▶ _TO BE DONE_
Retype word for word the first line of the listing and each line after it up to the line with "22.8, 14, 9];", with the pictures taken out.

• • • • • • •

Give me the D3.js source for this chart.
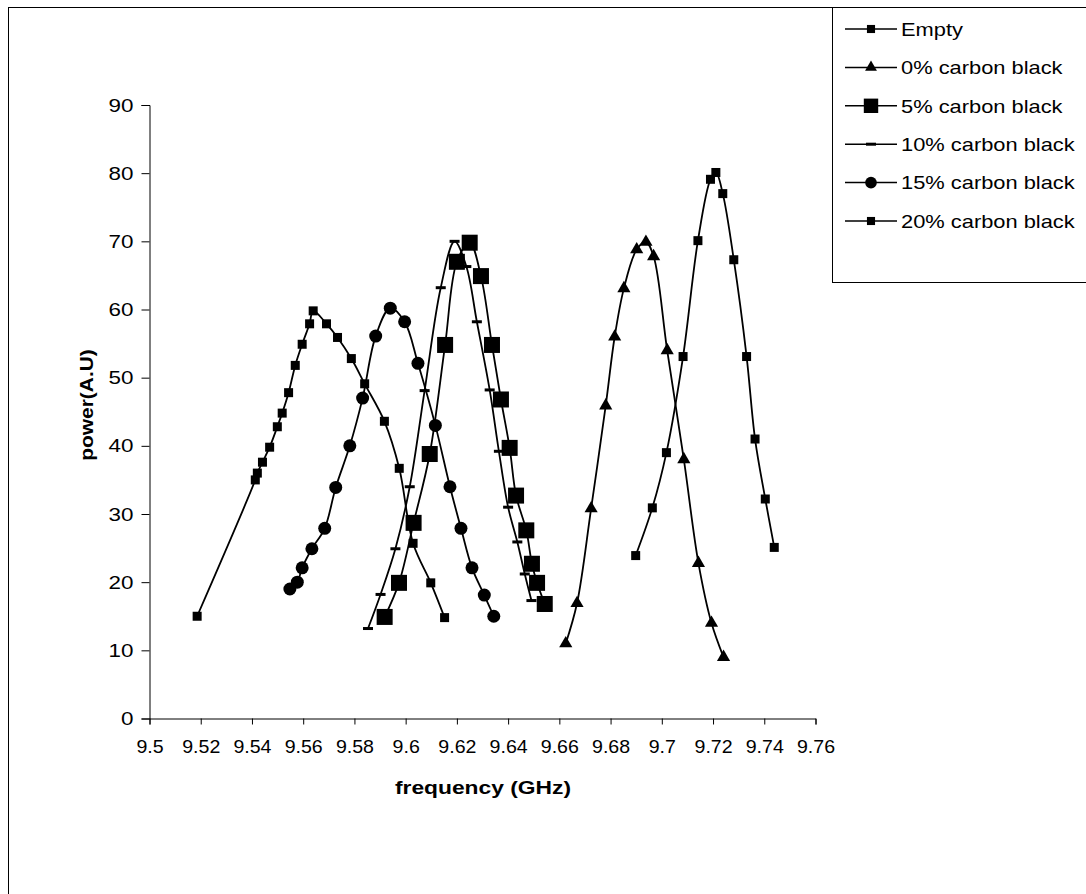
<!DOCTYPE html>
<html>
<head>
<meta charset="utf-8">
<script src="https://cdn.jsdelivr.net/npm/d3@7"></script>
<style>
  body { margin: 0; background: #fff; }
  svg { display: block; font-family: "Liberation Sans", Arial, sans-serif; }
</style>
</head>
<body>
<svg width="1086" height="894"></svg>
<script>
// series: frequency (GHz) and power (A.U)
var emptyFreq = [9.5186, 9.5413, 9.5421, 9.5441, 9.5469, 9.5499, 9.5518, 9.5543, 9.5569, 9.5596, 9.5625, 9.5639, 9.5691, 9.5734, 9.5788, 9.5840, 9.5917, 9.5975, 9.6029, 9.6098, 9.6152];
var emptyPower = [15, 35, 36, 37.6, 39.8, 42.8, 44.8, 47.8, 51.8, 54.9, 57.9, 59.8, 57.9, 55.9, 52.8, 49.1, 43.6, 36.7, 25.7, 19.9, 14.8];

var cb0Freq = [9.6625, 9.6669, 9.6724, 9.6781, 9.6816, 9.6852, 9.6902, 9.6938, 9.6968, 9.7021, 9.7086, 9.7143, 9.7194, 9.7241];
var cb0Power = [11, 16.9, 30.8, 45.9, 56, 63.1, 68.8, 69.9, 67.8, 54, 38, 22.8, 14, 9];

var cb5Freq = [9.5918, 9.5974, 9.6031, 9.6094, 9.6154, 9.6200, 9.6250, 9.6294, 9.6337, 9.6372, 9.6406, 9.6431, 9.6471, 9.6493, 9.6513, 9.6543];
var cb5Power = [14.9, 19.9, 28.7, 38.8, 54.8, 67, 69.8, 64.9, 54.8, 46.8, 39.7, 32.7, 27.6, 22.7, 19.9, 16.8];

var cb10Freq = [9.5853, 9.5902, 9.5960, 9.6016, 9.6074, 9.6137, 9.6191, 9.6237, 9.6278, 9.6328, 9.6364, 9.6400, 9.6436, 9.6465, 9.6491];
var cb10Power = [13.2, 18.2, 24.9, 34, 48.1, 63.2, 70, 66.3, 58.2, 48.2, 39.2, 31, 25.9, 21.2, 17.3];

var cb15Freq = [9.5548, 9.5577, 9.5596, 9.5634, 9.5684, 9.5727, 9.5782, 9.5832, 9.5883, 9.5940, 9.5996, 9.6048, 9.6116, 9.6173, 9.6216, 9.6259, 9.6307, 9.6344];
var cb15Power = [19, 20, 22.1, 24.9, 27.9, 33.9, 40, 47, 56.1, 60.2, 58.2, 52.1, 43, 34, 27.9, 22.1, 18.1, 15];

var cb20Freq = [9.6898, 9.6963, 9.7018, 9.7083, 9.7141, 9.7190, 9.7211, 9.7238, 9.7281, 9.7331, 9.7364, 9.7404, 9.7439];
var cb20Power = [23.9, 30.9, 39, 53.1, 70.1, 79.1, 80.1, 77, 67.3, 53.1, 41, 32.2, 25.1];

var seriesNames = ["Empty", "0% carbon black", "5% carbon black", "10% carbon black", "15% carbon black", "20% carbon black"];
var xTicks = [9.5, 9.52, 9.54, 9.56, 9.58, 9.6, 9.62, 9.64, 9.66, 9.68, 9.7, 9.72, 9.74, 9.76];
var yTicks = [0, 10, 20, 30, 40, 50, 60, 70, 80, 90];

var svg = d3.select("svg");
var width = +svg.attr("width");
var height = +svg.attr("height");

var markers = ["smallSquare", "triangle", "bigSquare", "dash", "circle", "smallSquare"];

var series = [
  [emptyFreq, emptyPower],
  [cb0Freq, cb0Power],
  [cb5Freq, cb5Power],
  [cb10Freq, cb10Power],
  [cb15Freq, cb15Power],
  [cb20Freq, cb20Power]
].map(function(s, i) {
  return {
    name: seriesNames[i],
    marker: markers[i],
    values: s[0].map(function(f, j) { return { freq: f, power: s[1][j] }; })
  };
});

var xScale = d3.scaleLinear().domain([9.5, 9.76]).range([149.5, 815.5]);
var yScale = d3.scaleLinear().domain([0, 90]).range([718.5, 105]);

// the original text is drawn a little wide, so stretch it
function stretch(sel, k) {
  sel.each(function() {
    var w = this.getComputedTextLength();
    d3.select(this)
      .attr("textLength", w * k)
      .attr("lengthAdjust", "spacingAndGlyphs");
  });
}

// outer frame
svg.append("rect")
  .attr("x", 8.5).attr("y", 7.5)
  .attr("width", width).attr("height", height)
  .attr("fill", "none").attr("stroke", "#000").attr("stroke-width", 1);

var xAxis = d3.axisBottom(xScale)
  .tickValues(xTicks)
  .tickFormat(d3.format("~g"))
  .tickSizeOuter(0)
  .tickSize(6);

var yAxis = d3.axisLeft(yScale)
  .tickValues(yTicks)
  .tickSizeOuter(0)
  .tickSize(8);

var gx = svg.append("g")
  .attr("transform", "translate(0," + yScale(0) + ")")
  .call(xAxis);

var gy = svg.append("g")
  .attr("transform", "translate(" + xScale(9.5) + ",0)")
  .call(yAxis);

[gx, gy].forEach(function(g) {
  g.select(".domain").attr("stroke", "#000").attr("stroke-width", 1);
  g.selectAll(".tick line").attr("stroke", "#000");
  g.selectAll(".tick text")
    .attr("fill", "#000")
    .style("font-size", "19px")
    .style("font-family", "Liberation Sans, Arial, sans-serif");
});
gx.selectAll(".tick text").attr("y", 34).attr("dy", null);
gy.selectAll(".tick text").attr("x", -16);
stretch(gx.selectAll(".tick text"), 1.03);
stretch(gy.selectAll(".tick text"), 1.18);

svg.append("text")
  .text("frequency (GHz)")
  .attr("x", 483)
  .attr("y", 794)
  .style("text-anchor", "middle")
  .style("font-size", "19px")
  .style("font-weight", "bold")
  .call(stretch, 1.2);

svg.append("text")
  .text("power(A.U)")
  .attr("transform", "translate(93,405) rotate(-90)")
  .style("text-anchor", "middle")
  .style("font-size", "19px")
  .style("font-weight", "bold")
  .call(stretch, 1.1);

var line = d3.line()
  .x(d => xScale(d.freq))
  .y(d => yScale(d.power))
  .curve(d3.curveCatmullRom.alpha(0.5));

function drawMarker(sel, type, k) {
  if (type === "circle") {
    sel.append("circle").attr("r", 6.5 * k).attr("fill", "#000");
  } else if (type === "smallSquare") {
    sel.append("rect").attr("x", -4.5 * k).attr("y", -4.5 * k).attr("width", 9 * k).attr("height", 9 * k).attr("fill", "#000");
  } else if (type === "bigSquare") {
    sel.append("rect").attr("x", -8 * k).attr("y", -8 * k).attr("width", 16 * k).attr("height", 16 * k).attr("fill", "#000");
  } else if (type === "dash") {
    sel.append("rect").attr("x", -5).attr("y", -1.5).attr("width", 10).attr("height", 3).attr("fill", "#000");
  } else if (type === "triangle") {
    sel.append("path").attr("d", d3.symbol(d3.symbolTriangle, 75 * k * k)).attr("fill", "#000");
  }
}

var seriesG = svg.selectAll(".series")
  .data(series)
  .enter()
  .append("g")
    .attr("class", "series");

seriesG.append("path")
  .attr("d", d => line(d.values))
  .attr("fill", "none")
  .attr("stroke", "#000")
  .attr("stroke-width", 1.8);

seriesG.each(function(s) {
  d3.select(this).selectAll(".pt")
    .data(s.values)
    .enter()
    .append("g")
      .attr("class", "pt")
      .attr("transform", d => "translate(" + xScale(d.freq) + "," + yScale(d.power) + ")")
      .each(function() { drawMarker(d3.select(this), s.marker, 1); });
});

// legend
svg.append("rect")
  .attr("x", 832.5).attr("y", 7.5)
  .attr("width", 300).attr("height", 275)
  .attr("fill", "#fff").attr("stroke", "#000").attr("stroke-width", 1);

var legend = svg.selectAll(".legend")
  .data(series)
  .enter()
  .append("g")
    .attr("class", "legend")
    .attr("transform", (d, i) => "translate(845," + (29 + i * 38.4) + ")");

legend.append("line")
  .attr("x1", 0).attr("x2", 52)
  .attr("stroke", "#000").attr("stroke-width", 1.5);

legend.append("g")
  .attr("transform", "translate(26,0)")
  .each(function(d) { drawMarker(d3.select(this), d.marker, 0.9); });

legend.append("text")
  .text(d => d.name)
  .attr("x", 56)
  .attr("dy", "0.36em")
  .style("font-size", "19px")
  .call(stretch, 1.15);
</script>
</body>
</html>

• • • • • • •

▶ _PROBLEM SOLUTION_
Give me the D3.js source for this chart.
<!DOCTYPE html>
<html>
<head>
<meta charset="utf-8">
<script src="https://cdn.jsdelivr.net/npm/d3@7"></script>
<style>
  body { margin: 0; background: #fff; }
  svg { display: block; font-family: "Liberation Sans", Arial, sans-serif; }
</style>
</head>
<body>
<svg width="1086" height="894"></svg>
<script>
// series: frequency (GHz) and power (A.U)
var emptyFreq = [9.5186, 9.5413, 9.5421, 9.5441, 9.5469, 9.5499, 9.5518, 9.5543, 9.5569, 9.5596, 9.5625, 9.5639, 9.5691, 9.5734, 9.5788, 9.5840, 9.5917, 9.5975, 9.6029, 9.6098, 9.6152];
var emptyPower = [15, 35, 36, 37.6, 39.8, 42.8, 44.8, 47.8, 51.8, 54.9, 57.9, 59.8, 57.9, 55.9, 52.8, 49.1, 43.6, 36.7, 25.7, 19.9, 14.8];

var cb0Freq = [9.6625, 9.6669, 9.6724, 9.6781, 9.6816, 9.6852, 9.6902, 9.6938, 9.6968, 9.7021, 9.7086, 9.7143, 9.7194, 9.7241];
var cb0Power = [11, 16.9, 30.8, 45.9, 56, 63.1, 68.8, 69.9, 67.8, 54, 38, 22.8, 14, 9];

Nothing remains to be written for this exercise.